Item #B5788 Papel que se leyó en la junta general de la Real Compãnia de Comercio de Barcelona à Indias, celebrada en la Pieza de la Casa Lonja del Mar de la misma Capital…
Papel que se leyó en la junta general de la Real Compãnia de Comercio de Barcelona à Indias, celebrada en la Pieza de la Casa Lonja del Mar de la misma Capital…
Puerto Rico, Santo Domingo, and the Barcelona Trading Company
Official Report on American Commerce on the Eve of the Anglo-Spanish War
[Puerto Rico] / [Dominican Republic] / [Anglo-Spanish War].
[Barcelona?], s.n, [1762].

Papel que se leyó en la junta general de la Real Compãnia de Comercio de Barcelona à Indias, celebrada en la Pieza de la Casa Lonja del Mar de la misma Capital….

Folio [28.4 x 19.8 cm], 20 pp., with a woodcut initial. Bound in recent marbled boards. Binding well preserved. Leaves with contemporary manuscript foliation, the occasional very minor marginal stain, otherwise remarkably well preserved.

Very rare first and only edition of an official document providing an insider’s view of 18th-century Catalan trade with Puerto Rico, Santo Domingo and Margarita Island, with information on both “the immense visible riches of the continent of America” (p. 1) and the use of slaves to support Spanish ventures in America (p. 19). The report records the agenda of the triennial board meeting of the Real Compañia de Comercio de Barcelona à Indias (Royal Barcelona West Indies Trading Company), which was held at Barcelona’s Casa Lonja del Mar in May of 1762. Chartered in 1755, the Barcelona Trading Company was one of a handful of private trade companies to America supported by Spain’s reformist Bourbon monarchs as a means to modernize transatlantic commerce, and it marked an important formal return of Barcelona to the Americas trade after having been shut out for more than 250 years by the monopolies in Seville and Cadiz.

The document treats each of the Barcelona Trading Company’s voyages over the previous three years, giving precise information on ships and captains, cargos, profits and losses, destinations, unforeseen engagements at sea, and shipwrecks.
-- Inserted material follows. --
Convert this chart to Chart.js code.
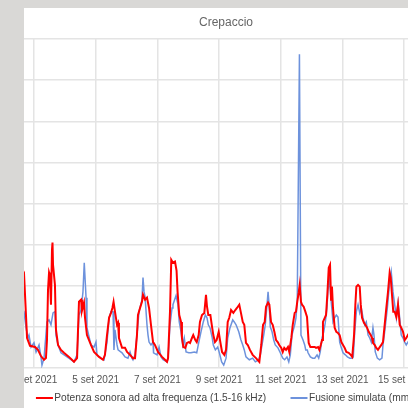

Ships outbound from Barcelona carried products from the city’s newly established textile industry, including linen, silk, lace, sombreros, Indianas (chinz or printed calico), and ribbons woven with gold and silver treads. The monopoly granted to the Barcelona Trading Company to operate in Puerto Rico, Santo Domingo and Margarita Island allowed the Catalans to exchange these goods for silver, sugar, and pearls, while restricted access to Guatemala, Honduras and Cumaná (Venezuela) allowed for the importation of other raw materials, such as “indigo from Guatemala” (p. 7) for use in textile mills in Spain. The document is especially concerned with problems encountered in the sugar trade, as their unrefined product was not meeting the standards of Spanish consumers. Considerations are given to the possibility of improving and expanding sugar mills in the Company’s territories, a prospect which board members note would require “el envio de Negros à las Islas” (19).

The Barcelona Trading Company’s board also discusses difficulties in business arising from smuggling and from the outbreak of the Anglo-Spanish War in 1762, including the diverting of shipments and the mid-journey requisitioning of a vessel at the news of the commencement of hostilities in January of that year. (At the conclusion of the war in 1763, Spain would cede Florida to Britain in exchange for Havana and would receive Louisiana from France.) Having interrupted the monopoly of Cadiz, the Barcelona Trading Company represents an important step toward the establishment of free trade in the Americas, but the further expansion of unrestricted commerce would soon lead to the unraveling of its own monopoly in Puerto Rico, Santo Domingo and Margarita Island and eventually to the Company’s dissolvement in 1784-85.

The present document was printed in small numbers for presentation to relevant officials serving the Spanish Crown, in accordance with the Company’s 1755 charter. The text is rather conversational in tone and notes that an official numerical leger of profits and losses would be submitted in manuscript at a later date. Such commercial reports, having been produced for limited distribution, are today very rare.

OCLC and KVK record only three copies of this very rare work (John Carter Brown, Biblioteca de Catalunya, and Universitat de Barcelona).

* María del Carmen Simón Palmer, Bibliografía de Cataluña, p. 277, no. 2255; V. Léon Sanz and N. Guasti, “The Treaty of Asiento between Spain and Great Britain,” in A. Alimento and K. Stapelbroek, eds., The Politics of Commercial Treaties in the Eighteenth Century: Balance of Power, Balance of Trade, pp. 151-72; José María Oliva Melgar, Cataluña y el comercio privilegiado con América en el siglo XVIII: La Real Compañia de Comercio de Barcelona à Indias.